Interestingly, McDonalds’ website states, “Our inaugural Diversity, Equity & Inclusion (DEI) Report is packed with details that make us feel proud.” This July 2022 was the first time the company felt the imperative to publish information about its DEI. The report goes on to illustrate with statistics how they are diversifying the leadership team and closing the gender pay gap. (1) Most, if not all, corporations now have at least one sustainability officer, thanks to ESG. McDonalds chief sustainability officer is “thrilled to detail the extraordinary efforts of the McDonald’s System over the past year both globally and locally, including progress in our global sustainability goals and crucial community empowerment programs. It ensures our stakeholders can see how we’re making good on our promise to deliver progress.” (2)
However, the Impact Investor, an organization that rates businesses for investment consideration, states that McDonalds “still has a long way to go to reduce its carbon footprint and has too much of a global impact. It is more investor focused than sustainability focused.” (3) Sustainalytics, a company that rates the sustainability of listed companies based on their environmental, social and corporate governance (ESG) performance, rates McDonalds at 24.8, medium risk. Investors will consider carefully whether to invest money in McDonalds. Note high risk begins at 30. (4) MSCI, which is a different rating system, rates McDonalds at BBB, meaning that the company is high average but not a leader. ESG ratings are a “comprehensive measure of a company’s long-term commitment to socially responsible investments (SRI) and environmental, social, and governance (ESG) investment standards.” (5) In particular, the MSCI ESG ratings focus on a company’s exposure to financially relevant ESG risks. In all of the ESG rating systems, there is no mention of whether the company is making a profit or whether it is satisfying its customers. Societal values determined by elites are put above profits for the business.

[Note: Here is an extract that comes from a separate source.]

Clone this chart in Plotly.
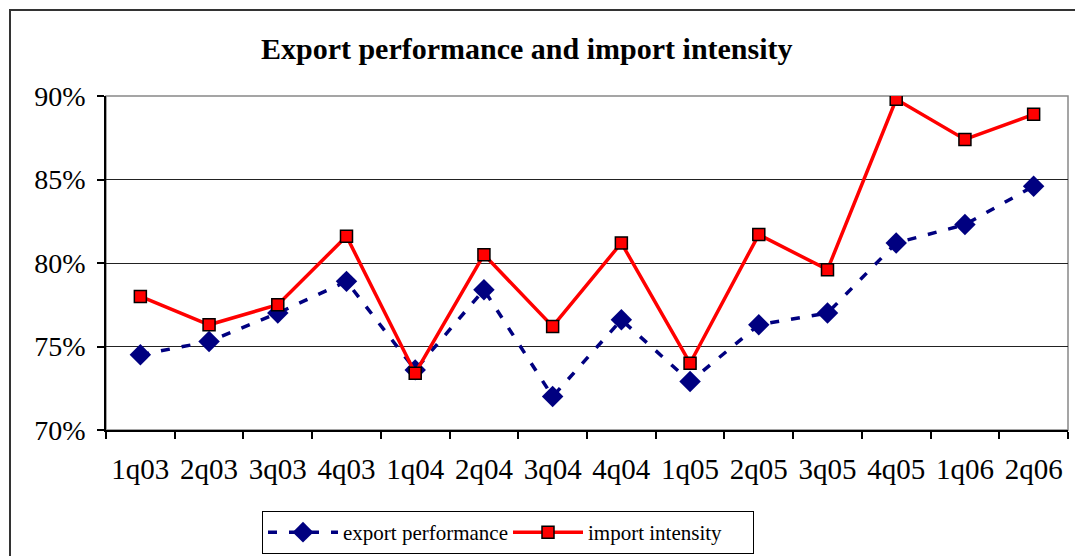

ESG ratings have invaded the business world, impacting the placement of a company’s energy and finances, oftentimes to a greater extent than impacting customer satisfaction. This article delves more deeply into the impact of ESG on businesses in Illinois. The Heartland Institute, based in Arlington Heights, IL “promotes the free market and the vibrant economy it produces”. The Heartland Institute explains the free market as an “economic system where the prices for goods and services are determined by interactions within the open market by consumers and the forces of supply and demand free of external control or manipulation. A free and open economy is essential to a free society. The opposite of a free-market economy is one dominated by government control, subsidies and regulations. Government regulations and subsidies promote inefficiency in production and efficiency in coercion and subservience, while penalizing efficiency in production and inefficiency in predation”. The Heartland Institute favors public policies that reduce the size and power of government and expand choice and freedom for citizens. They oppose government programs, regulations and tax regimes that favor some at the expense of others. (6)
The Heartland Institute explains that although there have been many ESG frameworks developed over the past decade, in the past three years alone, three major documents and compacts have been signed by a coalition of corporate governors, political elites, central bank directors, international organization representatives, and other powerful individuals. Together, they have had a substantial impact on the global economy and the shift to ESG.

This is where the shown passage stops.